Right now the Juneau Costco store is opening its doors. If home and not being hammered by waves on Lynn Canal, I could buy two immaculate red salmon fillets nestling under plastic wrap in a foam tray. The tray would cost less than the gas used to reach the fishing grounds. But if I substituted that salmon for the one I hope to catch this morning I could not have watched the peaks of the Chilkat Range climb out of low lying clouds. There’d be no more whale encounters if I only fished at Costco, no more chances to see a bear work the tidelands for found food.

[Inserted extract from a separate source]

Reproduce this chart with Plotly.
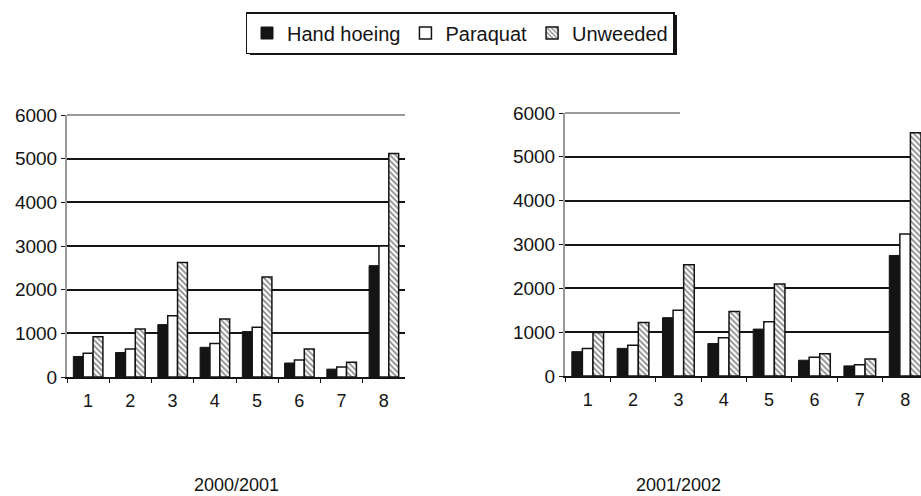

The tip of my trolling pole dips down and then pops us as a fish pulls my line from the downrigger clip. I grab the pole and reel in slack until I can feel hooked salmon struggling to escape. When it breaks the water and I know it is a silver. My fishing partner reels in his line and cranks up the downrigger cables so they can’t interfere with the boating of the fish. With the net, he moves in front of me as I gently reel in my line. Three times the silver will undo my efforts when it swims away after being brought close to the boat. It will be too tired to resist the net the fourth time. Then I will remember that it is this ballet of salmon and friend that I would miss most of all if I only fished at stores.
The Gastineau Channel eagles and seals are assembled for a banquet. Thirty seals lounge on a disappearing sand bar. An even greater number of eagles huddle together on a barge tied up near the salmon hatchery. Their dish for supper—homeward bound chum salmon—wait in line to climb the hatchery fish ladder. Soon the seals will be herding salmon into a tight group that will make harvesting easier. But I can’t figure how the eagles will cash in on the chum bonanza. Except for those fish killed by seals or fisherman and not eaten, the salmon will all end up in the hatchery pens. There they will be electrocuted and their eggs or milt will be removed. The milt will fertilize eggs to create the next generation of salmon.